### What is needed
Quote every line of the data below as it stands, omitting pictures.
─── Given data ───
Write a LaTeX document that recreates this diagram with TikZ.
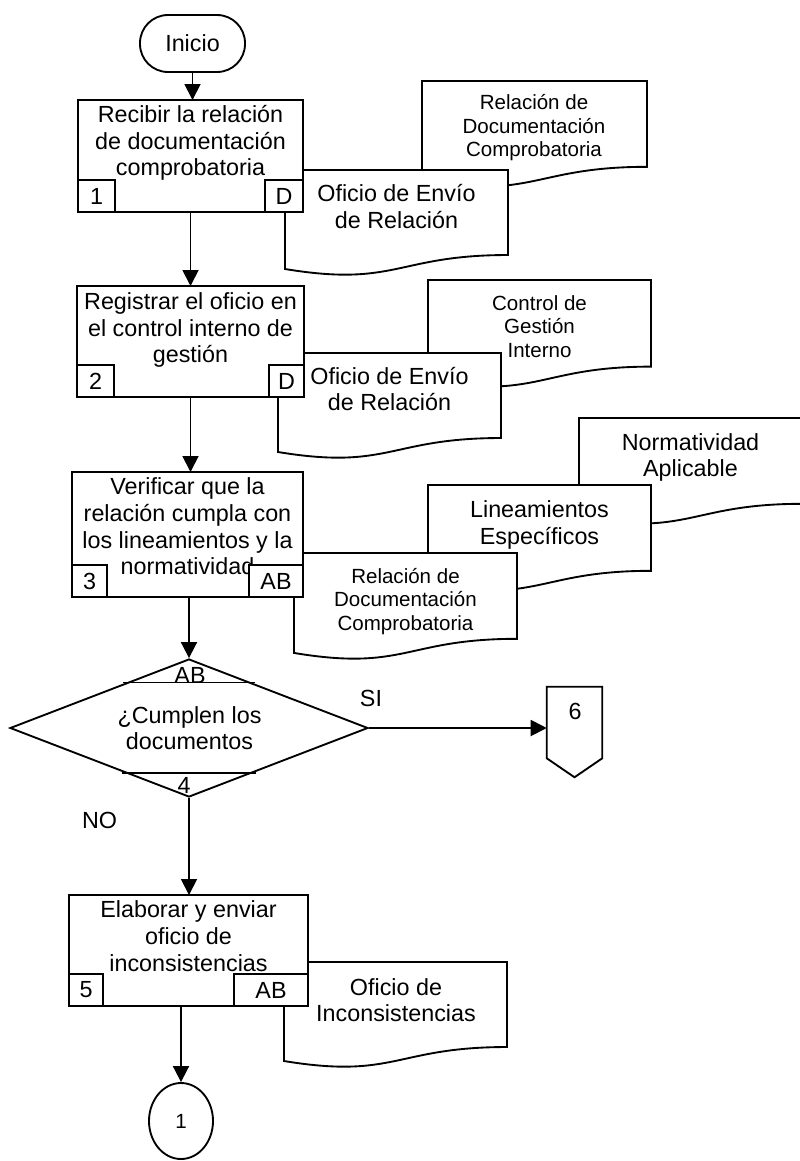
\documentclass[tikz,border=0pt]{standalone}
\usepackage{fontspec}
\setmainfont{Liberation Sans}
\usetikzlibrary{arrows.meta,positioning,shapes.geometric,calc}

\newcommand{\bigtxt}{\fontsize{17.5pt}{20pt}\selectfont}
\newcommand{\smalltxt}{\fontsize{15.4pt}{17.6pt}\selectfont}

% wavy document outline: left, top, width, height
\newcommand{\docoutline}[4]{%
  \filldraw[docline] (#1,#2) -- ({#1+#3},#2) -- ({#1+#3},{#2+0.802*#4})
    .. controls ({#1+0.5*#3},{#2+0.802*#4}) and ({#1+0.5*#3},{#2+1.1075*#4}) .. (#1,{#2+0.934*#4}) -- cycle;}

\tikzset{
  docline/.style={draw,fill=white,line width=1.4pt},
  procbox/.style={rectangle,draw,fill=white,line width=1.4pt,inner sep=0pt,outer sep=0pt},
  tagbox/.style={rectangle,draw,fill=white,line width=1.4pt,inner sep=0pt,outer sep=0pt,minimum height=24pt},
  txt/.style={align=center,inner sep=0pt},
  arr/.style={-{Triangle[length=12pt,width=12pt]},line width=1.4pt}
}

\begin{document}
\begin{tikzpicture}[x=0.75pt,y=-0.75pt,font=\bigtxt]
	\useasboundingbox (0,0) rectangle (800,1161);
	\fill[white] (0,0) rectangle (800,1161);

	% documents (back to front)
	\docoutline{422}{81}{225}{107}
	\node[txt,font=\smalltxt] (rel1txt) at (534,128) {Relación de\\Documentación\\Comprobatoria};
	\docoutline{285}{170}{223}{106}
	\node[txt] (ofi1txt) at (396.5,206.5) {Oficio de Envío\\de Relación};

	\docoutline{428}{280}{223}{108}
	\node[txt,font=\smalltxt] (ctrltxt) at (539.5,326.5) {Control de\\Gestión\\Interno};
	\docoutline{278}{353}{223}{106}
	\node[txt] (ofi2txt) at (389.5,389) {Oficio de Envío\\de Relación};

	\docoutline{579}{418}{223}{107}
	\node[txt] (normtxt) at (690.5,457.5) {Normatividad\\Aplicable};
	\docoutline{428}{485}{223}{107}
	\node[txt] (linetxt) at (539.5,525) {Lineamientos\\Específicos};
	\docoutline{294}{553}{223}{107}
	\node[txt,font=\smalltxt] (rel2txt) at (405.5,601.5) {Relación de\\Documentación\\Comprobatoria};

	\docoutline{284}{962}{223}{106}
	\node[txt] (inctxt) at (396,1000) {Oficio de\\Inconsistencias};

	% start
	\node[rectangle,draw,line width=1.4pt,rounded corners=21pt,minimum width=78.75pt,minimum height=42.75pt] (inicio) at (192.5,43.5) {Inicio};

	% process boxes
	\node[procbox,minimum width=168.75pt,minimum height=84pt] (p1) at (190.5,156) {};
	\node[txt] (p1txt) at (190.5,143) {Recibir la relación\\de documentación\\comprobatoria};
	\node[tagbox,minimum width=27.75pt,anchor=south west] (t1a) at (p1.south west) {1};
	\node[tagbox,minimum width=28.5pt,anchor=south east] (t1b) at (p1.south east) {D};

	\node[procbox,minimum width=170.25pt,minimum height=83.25pt] (p2) at (190.5,341.5) {};
	\node[txt] (p2txt) at (190.5,330) {Registrar el oficio en\\el control interno de\\gestión};
	\node[tagbox,minimum width=27.75pt,anchor=south west] (t2a) at (p2.south west) {2};
	\node[tagbox,minimum width=26.25pt,anchor=south east] (t2b) at (p2.south east) {D};

	\node[procbox,minimum width=173.25pt,minimum height=93.75pt] (p3) at (187.5,534.5) {};
	\node[txt] (p3txt) at (187.5,526.5) {Verificar que la\\relación cumpla con\\los lineamientos y la\\normatividad};
	\node[tagbox,minimum width=26.25pt,anchor=south west] (t3a) at (p3.south west) {3};
	\node[tagbox,minimum width=40.5pt,anchor=south east] (t3b) at (p3.south east) {AB};

	% decision
	\node[diamond,draw,line width=1.4pt,inner sep=0pt,minimum width=268.5pt,minimum height=103.5pt] (dec) at (189,728) {};
	\draw[line width=1.4pt,shorten <=-2pt,shorten >=-2pt] ($(dec.north)!0.35!(dec.west)$) -- ($(dec.north)!0.35!(dec.east)$);
	\draw[line width=1.4pt,shorten <=-2pt,shorten >=-2pt] ($(dec.south)!0.36!(dec.west)$) -- ($(dec.south)!0.36!(dec.east)$);
	\node[txt] (decab) at (190,675) {AB};
	\node[txt] (dec4) at (184,785) {4};
	\node[txt] (dectxt) at (189.5,728) {¿Cumplen los\\documentos};
	\node[txt] (si) at (371,698) {SI};
	\node[txt] (no) at (99.5,820.5) {NO};

	% off-page connector
	\node[minimum width=41.25pt,minimum height=67.5pt,inner sep=0pt] (six) at (574.5,732) {};
	\draw[line width=1.4pt] (six.north west) -- (six.north east) -- ($(six.south east)+(0,-19)$) -- (six.south) -- ($(six.south west)+(0,-19)$) -- cycle;
	\node[txt] (sixtxt) at (575,711.5) {6};

	\node[procbox,minimum width=179.25pt,minimum height=83.25pt] (p5) at (188.5,950.5) {};
	\node[txt] (p5txt) at (188.5,936) {Elaborar y enviar\\oficio de\\inconsistencias};
	\node[tagbox,minimum width=25.5pt,anchor=south west] (t5a) at (p5.south west) {5};
	\node[tagbox,minimum width=55.5pt,anchor=south east] (t5b) at (p5.south east) {AB};

	% connector circle
	\node[ellipse,draw,line width=1.4pt,inner sep=0pt,minimum width=48pt,minimum height=57pt,font=\smalltxt] (circ) at (181,1121) {1};

	% flow
	\draw[arr] (inicio.south) -- (inicio.south |- p1.north);
	\draw[arr] (p1.south) -- (p2.north);
	\draw[arr] (p2.south) -- (p2.south |- p3.north);
	\draw[arr] (dec.north |- p3.south) -- (dec.north);
	\draw[arr] (dec.east) -- (dec.east -| six.west);
	\draw[arr] (dec.south) -- (dec.south |- p5.north);
	\draw[arr] (p5.south -| circ.north) -- (circ.north);
\end{tikzpicture}
\end{document}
───
### Task response
Write a LaTeX document that recreates this diagram with TikZ.
\documentclass[tikz,border=0pt]{standalone}
\usepackage{fontspec}
\setmainfont{Liberation Sans}
\usetikzlibrary{arrows.meta,positioning,shapes.geometric,calc}

\newcommand{\bigtxt}{\fontsize{17.5pt}{20pt}\selectfont}
\newcommand{\smalltxt}{\fontsize{15.4pt}{17.6pt}\selectfont}

% wavy document outline: left, top, width, height
\newcommand{\docoutline}[4]{%
  \filldraw[docline] (#1,#2) -- ({#1+#3},#2) -- ({#1+#3},{#2+0.802*#4})
    .. controls ({#1+0.5*#3},{#2+0.802*#4}) and ({#1+0.5*#3},{#2+1.1075*#4}) .. (#1,{#2+0.934*#4}) -- cycle;}

\tikzset{
  docline/.style={draw,fill=white,line width=1.4pt},
  procbox/.style={rectangle,draw,fill=white,line width=1.4pt,inner sep=0pt,outer sep=0pt},
  tagbox/.style={rectangle,draw,fill=white,line width=1.4pt,inner sep=0pt,outer sep=0pt,minimum height=24pt},
  txt/.style={align=center,inner sep=0pt},
  arr/.style={-{Triangle[length=12pt,width=12pt]},line width=1.4pt}
}

\begin{document}
\begin{tikzpicture}[x=0.75pt,y=-0.75pt,font=\bigtxt]
	\useasboundingbox (0,0) rectangle (800,1161);
	\fill[white] (0,0) rectangle (800,1161);

	% documents (back to front)
	\docoutline{422}{81}{225}{107}
	\node[txt,font=\smalltxt] (rel1txt) at (534,128) {Relación de\\Documentación\\Comprobatoria};
	\docoutline{285}{170}{223}{106}
	\node[txt] (ofi1txt) at (396.5,206.5) {Oficio de Envío\\de Relación};

	\docoutline{428}{280}{223}{108}
	\node[txt,font=\smalltxt] (ctrltxt) at (539.5,326.5) {Control de\\Gestión\\Interno};
	\docoutline{278}{353}{223}{106}
	\node[txt] (ofi2txt) at (389.5,389) {Oficio de Envío\\de Relación};

	\docoutline{579}{418}{223}{107}
	\node[txt] (normtxt) at (690.5,457.5) {Normatividad\\Aplicable};
	\docoutline{428}{485}{223}{107}
	\node[txt] (linetxt) at (539.5,525) {Lineamientos\\Específicos};
	\docoutline{294}{553}{223}{107}
	\node[txt,font=\smalltxt] (rel2txt) at (405.5,601.5) {Relación de\\Documentación\\Comprobatoria};

	\docoutline{284}{962}{223}{106}
	\node[txt] (inctxt) at (396,1000) {Oficio de\\Inconsistencias};

	% start
	\node[rectangle,draw,line width=1.4pt,rounded corners=21pt,minimum width=78.75pt,minimum height=42.75pt] (inicio) at (192.5,43.5) {Inicio};

	% process boxes
	\node[procbox,minimum width=168.75pt,minimum height=84pt] (p1) at (190.5,156) {};
	\node[txt] (p1txt) at (190.5,143) {Recibir la relación\\de documentación\\comprobatoria};
	\node[tagbox,minimum width=27.75pt,anchor=south west] (t1a) at (p1.south west) {1};
	\node[tagbox,minimum width=28.5pt,anchor=south east] (t1b) at (p1.south east) {D};

	\node[procbox,minimum width=170.25pt,minimum height=83.25pt] (p2) at (190.5,341.5) {};
	\node[txt] (p2txt) at (190.5,330) {Registrar el oficio en\\el control interno de\\gestión};
	\node[tagbox,minimum width=27.75pt,anchor=south west] (t2a) at (p2.south west) {2};
	\node[tagbox,minimum width=26.25pt,anchor=south east] (t2b) at (p2.south east) {D};

	\node[procbox,minimum width=173.25pt,minimum height=93.75pt] (p3) at (187.5,534.5) {};
	\node[txt] (p3txt) at (187.5,526.5) {Verificar que la\\relación cumpla con\\los lineamientos y la\\normatividad};
	\node[tagbox,minimum width=26.25pt,anchor=south west] (t3a) at (p3.south west) {3};
	\node[tagbox,minimum width=40.5pt,anchor=south east] (t3b) at (p3.south east) {AB};

	% decision
	\node[diamond,draw,line width=1.4pt,inner sep=0pt,minimum width=268.5pt,minimum height=103.5pt] (dec) at (189,728) {};
	\draw[line width=1.4pt,shorten <=-2pt,shorten >=-2pt] ($(dec.north)!0.35!(dec.west)$) -- ($(dec.north)!0.35!(dec.east)$);
	\draw[line width=1.4pt,shorten <=-2pt,shorten >=-2pt] ($(dec.south)!0.36!(dec.west)$) -- ($(dec.south)!0.36!(dec.east)$);
	\node[txt] (decab) at (190,675) {AB};
	\node[txt] (dec4) at (184,785) {4};
	\node[txt] (dectxt) at (189.5,728) {¿Cumplen los\\documentos};
	\node[txt] (si) at (371,698) {SI};
	\node[txt] (no) at (99.5,820.5) {NO};

	% off-page connector
	\node[minimum width=41.25pt,minimum height=67.5pt,inner sep=0pt] (six) at (574.5,732) {};
	\draw[line width=1.4pt] (six.north west) -- (six.north east) -- ($(six.south east)+(0,-19)$) -- (six.south) -- ($(six.south west)+(0,-19)$) -- cycle;
	\node[txt] (sixtxt) at (575,711.5) {6};

	\node[procbox,minimum width=179.25pt,minimum height=83.25pt] (p5) at (188.5,950.5) {};
	\node[txt] (p5txt) at (188.5,936) {Elaborar y enviar\\oficio de\\inconsistencias};
	\node[tagbox,minimum width=25.5pt,anchor=south west] (t5a) at (p5.south west) {5};
	\node[tagbox,minimum width=55.5pt,anchor=south east] (t5b) at (p5.south east) {AB};

	% connector circle
	\node[ellipse,draw,line width=1.4pt,inner sep=0pt,minimum width=48pt,minimum height=57pt,font=\smalltxt] (circ) at (181,1121) {1};

	% flow
	\draw[arr] (inicio.south) -- (inicio.south |- p1.north);
	\draw[arr] (p1.south) -- (p2.north);
	\draw[arr] (p2.south) -- (p2.south |- p3.north);
	\draw[arr] (dec.north |- p3.south) -- (dec.north);
	\draw[arr] (dec.east) -- (dec.east -| six.west);
	\draw[arr] (dec.south) -- (dec.south |- p5.north);
	\draw[arr] (p5.south -| circ.north) -- (circ.north);
\end{tikzpicture}
\end{document}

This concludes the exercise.